◆ Source excerpt ◆
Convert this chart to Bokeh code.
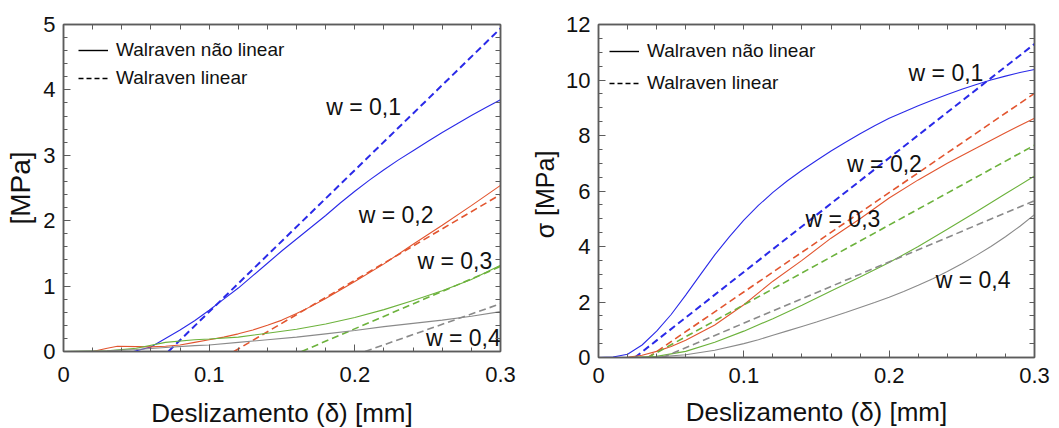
from bokeh.plotting import figure
from bokeh.layouts import row
from bokeh.models import (Range1d, FixedTicker, LinearAxis, Legend, LegendItem,
                          CustomJSTickFormatter, ColumnDataSource)
from bokeh.core.properties import value
from bokeh.embed import file_html
from bokeh.resources import INLINE

# ---------------- Left panel data (MPa vs mm) ----------------
L_x_nl_01 = [0, 0.048, 0.06, 0.07, 0.08, 0.09, 0.10, 0.11, 0.12, 0.13, 0.14, 0.15, 0.16, 0.17, 0.18, 0.19, 0.20,
             0.21, 0.22, 0.23, 0.24, 0.25, 0.26, 0.27, 0.28, 0.29, 0.30]
L_y_nl_01 = [0, 0.0, 0.07, 0.20, 0.33, 0.47, 0.63, 0.80, 0.97, 1.16, 1.35, 1.54, 1.72, 1.90, 2.08, 2.27, 2.45,
             2.62, 2.78, 2.93, 3.07, 3.21, 3.35, 3.48, 3.61, 3.73, 3.85]
L_x_li_01 = [0.072, 0.30]
L_y_li_01 = [0.0, 4.94]

L_x_nl_02 = [0, 0.02, 0.03, 0.037, 0.05, 0.06, 0.07, 0.08, 0.09, 0.10, 0.11, 0.12, 0.13, 0.14, 0.15, 0.16, 0.17,
             0.18, 0.19, 0.20, 0.22, 0.24, 0.26, 0.28, 0.30]
L_y_nl_02 = [0, 0.0, 0.05, 0.08, 0.075, 0.07, 0.08, 0.10, 0.14, 0.18, 0.22, 0.27, 0.33, 0.40, 0.48, 0.58, 0.69,
             0.81, 0.94, 1.07, 1.34, 1.64, 1.93, 2.23, 2.54]
L_x_li_02 = [0.117, 0.30]
L_y_li_02 = [0.0, 2.40]

L_x_nl_03 = [0, 0.03, 0.05, 0.07, 0.09, 0.10, 0.12, 0.14, 0.16, 0.18, 0.20, 0.22, 0.24, 0.26, 0.28, 0.30]
L_y_nl_03 = [0, 0.01, 0.05, 0.14, 0.18, 0.19, 0.22, 0.28, 0.34, 0.42, 0.52, 0.64, 0.78, 0.93, 1.10, 1.32]
L_x_li_03 = [0.1635, 0.30]
L_y_li_03 = [0.0, 1.30]

L_x_nl_04 = [0, 0.03, 0.05, 0.07, 0.09, 0.10, 0.12, 0.14, 0.16, 0.18, 0.20, 0.22, 0.24, 0.26, 0.28, 0.30]
L_y_nl_04 = [0, 0.01, 0.03, 0.06, 0.09, 0.10, 0.14, 0.18, 0.22, 0.27, 0.32, 0.38, 0.43, 0.48, 0.54, 0.61]
L_x_li_04 = [0.207, 0.30]
L_y_li_04 = [0.0, 0.73]

L_labels = ["w = 0,1", "w = 0,2", "w = 0,3", "w = 0,4"]
L_label_x = [0.2060, 0.2283, 0.2687, 0.2745]
L_label_y = [3.74, 2.08, 1.38, 0.21]

# ---------------- Right panel data (sigma MPa vs mm) ----------------
R_x_nl_01 = [0, 0.01, 0.02, 0.03, 0.04, 0.05, 0.06, 0.07, 0.08, 0.09, 0.10, 0.11, 0.12, 0.13, 0.14, 0.15, 0.16,
             0.17, 0.18, 0.19, 0.20, 0.21, 0.22, 0.23, 0.24, 0.25, 0.26, 0.27, 0.28, 0.29, 0.30]
R_y_nl_01 = [0, 0.02, 0.12, 0.45, 0.95, 1.55, 2.25, 2.98, 3.70, 4.35, 4.95, 5.48, 5.95, 6.37, 6.75, 7.10, 7.44,
             7.76, 8.06, 8.35, 8.62, 8.85, 9.07, 9.28, 9.48, 9.67, 9.84, 10.00, 10.14, 10.27, 10.38]
R_x_li_01 = [0.025, 0.30]
R_y_li_01 = [0.0, 11.3]

R_x_nl_02 = [0, 0.02, 0.03, 0.04, 0.05, 0.06, 0.08, 0.10, 0.12, 0.14, 0.16, 0.18, 0.20, 0.22, 0.24, 0.26, 0.28, 0.30]
R_y_nl_02 = [0, 0.01, 0.08, 0.22, 0.40, 0.62, 1.17, 1.90, 2.75, 3.50, 4.30, 5.00, 5.75, 6.40, 7.00, 7.55, 8.10, 8.62]
R_x_li_02 = [0.034, 0.30]
R_y_li_02 = [0.0, 9.52]

R_x_nl_03 = [0, 0.02, 0.04, 0.06, 0.08, 0.10, 0.12, 0.14, 0.16, 0.18, 0.20, 0.22, 0.24, 0.26, 0.28, 0.30]
R_y_nl_03 = [0, 0.0, 0.04, 0.22, 0.55, 0.95, 1.40, 1.88, 2.40, 2.90, 3.42, 4.00, 4.62, 5.25, 5.90, 6.54]
R_x_li_03 = [0.034, 0.30]
R_y_li_03 = [0.0, 7.65]

R_x_nl_04 = [0, 0.02, 0.04, 0.06, 0.08, 0.10, 0.11, 0.12, 0.13, 0.14, 0.15, 0.16, 0.17, 0.18, 0.19, 0.20, 0.21,
             0.22, 0.23, 0.24, 0.25, 0.26, 0.27, 0.28, 0.29, 0.30]
R_y_nl_04 = [0, 0.0, 0.02, 0.10, 0.26, 0.50, 0.64, 0.80, 0.96, 1.12, 1.28, 1.45, 1.62, 1.80, 1.98, 2.17, 2.38,
             2.60, 2.84, 3.10, 3.38, 3.68, 4.00, 4.35, 4.73, 5.15]
R_x_li_04 = [0.044, 0.30]
R_y_li_04 = [0.0, 5.65]

R_labels = ["w = 0,1", "w = 0,2", "w = 0,3", "w = 0,4"]
R_label_x = [0.2391, 0.1968, 0.1682, 0.2577]
R_label_y = [10.27, 6.98, 5.0, 2.81]

X_TICKS = [0, 0.1, 0.2, 0.3]
X_MINOR = [round(0.02 * i, 3) for i in range(16)]
L_Y_TICKS = [0, 1, 2, 3, 4, 5]
L_Y_MINOR = [round(0.2 * i, 2) for i in range(26)]
R_Y_TICKS = [0, 2, 4, 6, 8, 10, 12]
R_Y_MINOR = [0.5 * i for i in range(25)]
X_TITLE = "Deslizamento (δ) [mm]"
L_Y_TITLE = "[MPa]"
R_Y_TITLE = "σ  [MPa]"
LEG_NL = "Walraven não linear"
LEG_LI = "Walraven linear"

# ---------------- styles ----------------
COLORS = ["#2a2ae8", "#e2552f", "#6cb23c", "#8a8a8a"]
FONT = "Liberation Sans"
FRAME = "#5c5c5c"
TXT = "#111111"

fmt = CustomJSTickFormatter(code="return tick == 0 ? '0' : (Math.abs(tick) < 1 ? tick.toFixed(1) : tick.toFixed(0));")


def style_axis(ax, ticker, labels=True):
    ax.ticker = ticker
    ax.axis_line_color = FRAME
    ax.axis_line_width = 1.5
    ax.major_tick_line_color = FRAME
    ax.minor_tick_line_color = FRAME
    ax.major_tick_in = 7
    ax.major_tick_out = 0
    ax.minor_tick_in = 4 if labels else 5
    ax.minor_tick_out = 0
    if labels:
        ax.formatter = fmt
        ax.major_label_text_font = FONT
        ax.major_label_text_font_size = "22px"
        ax.major_label_text_color = TXT
        ax.axis_label_text_font = FONT
        ax.axis_label_text_font_style = "normal"
        ax.axis_label_text_color = TXT


def panel(width, height, mb, ymax, yticks, yminor, ytitle, ytitle_size, xstand, ystand,
          series, labels, lab_x, lab_y, leg_margin, leg_padding, leg_glyph_h, leg_spacing):
    p = figure(width=width, height=height, output_backend="svg", toolbar_location=None,
               x_range=Range1d(0, 0.3), y_range=Range1d(0, ymax),
               min_border_left=mb[0], min_border_right=mb[1],
               min_border_top=mb[2], min_border_bottom=mb[3])
    p.xgrid.visible = False
    p.ygrid.visible = False
    p.outline_line_color = FRAME
    p.outline_line_width = 1.5
    p.background_fill_color = "white"
    p.border_fill_color = "white"

    style_axis(p.xaxis[0], FixedTicker(ticks=X_TICKS, minor_ticks=X_MINOR))
    style_axis(p.yaxis[0], FixedTicker(ticks=yticks, minor_ticks=yminor))
    p.xaxis[0].axis_label = X_TITLE
    p.xaxis[0].axis_label_text_font_size = "26px"
    p.xaxis[0].major_label_standoff = xstand[0]
    p.xaxis[0].axis_label_standoff = xstand[1]
    p.yaxis[0].axis_label = ytitle
    p.yaxis[0].axis_label_text_font_size = ytitle_size
    p.yaxis[0].major_label_standoff = ystand[0]
    p.yaxis[0].axis_label_standoff = ystand[1]

    # label-less frame ticks on top and right
    top = LinearAxis()
    style_axis(top, FixedTicker(ticks=[], minor_ticks=X_MINOR), labels=False)
    p.add_layout(top, "above")
    right = LinearAxis()
    style_axis(right, FixedTicker(ticks=[], minor_ticks=yminor), labels=False)
    p.add_layout(right, "right")

    for (xs, ys, xd, yd), c in zip(series, COLORS):
        p.line(xs, ys, line_color=c, line_width=1.1)
        p.line(xd, yd, line_color=c, line_width=2.0 if c == COLORS[0] else 1.6, line_dash="7 4")

    src = ColumnDataSource(dict(x=lab_x, y=lab_y, t=labels))
    p.text(x="x", y="y", text="t", source=src, text_font=value(FONT), text_font_size="23px",
           text_color=TXT, text_align="center", text_baseline="middle")

    # legend proxies (single off-range point, nothing drawn in the frame)
    r_nl = p.line([-1], [-1], line_color="black", line_width=1.4)
    r_li = p.line([-1], [-1], line_color="black", line_width=1.4, line_dash="5 3")
    leg = Legend(items=[LegendItem(label=LEG_NL, renderers=[r_nl]),
                        LegendItem(label=LEG_LI, renderers=[r_li])],
                 location="top_left", border_line_alpha=0, background_fill_alpha=0,
                 label_text_font=FONT, label_text_font_size="19px", label_text_color=TXT,
                 glyph_width=30, glyph_height=leg_glyph_h, label_standoff=8,
                 margin=leg_margin, padding=leg_padding, spacing=leg_spacing)
    p.add_layout(leg, "center")
    return p


left_series = [(L_x_nl_01, L_y_nl_01, L_x_li_01, L_y_li_01),
               (L_x_nl_02, L_y_nl_02, L_x_li_02, L_y_li_02),
               (L_x_nl_03, L_y_nl_03, L_x_li_03, L_y_li_03),
               (L_x_nl_04, L_y_nl_04, L_x_li_04, L_y_li_04)]
right_series = [(R_x_nl_01, R_y_nl_01, R_x_li_01, R_y_li_01),
                (R_x_nl_02, R_y_nl_02, R_x_li_02, R_y_li_02),
                (R_x_nl_03, R_y_nl_03, R_x_li_03, R_y_li_03),
                (R_x_nl_04, R_y_nl_04, R_x_li_04, R_y_li_04)]

p1 = panel(516, 434, (63, 16, 24, 83), 5, L_Y_TICKS, L_Y_MINOR, L_Y_TITLE, "28px", (15, 13), (8, 4),
           left_series, L_labels, L_label_x, L_label_y, 5, 10, 22, 6)
p2 = panel(543, 440, (82, 25, 24, 82), 12, R_Y_TICKS, R_Y_MINOR, R_Y_TITLE, "25px", (10, 11), (8, 4),
           right_series, R_labels, R_label_x, R_label_y, 1, 10, 32, -3)

layout = row(p1, p2)
open("out.html", "w").write(file_html(layout, INLINE))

◆ Work instructions ◆
Restate each line from the start of the listing through the line bearing "from bokeh.resources import INLINE" word for word. Drop the pictures.

◆ Answer in full ◆
Convert this chart to Bokeh code.
from bokeh.plotting import figure
from bokeh.layouts import row
from bokeh.models import (Range1d, FixedTicker, LinearAxis, Legend, LegendItem,
                          CustomJSTickFormatter, ColumnDataSource)
from bokeh.core.properties import value
from bokeh.embed import file_html
from bokeh.resources import INLINE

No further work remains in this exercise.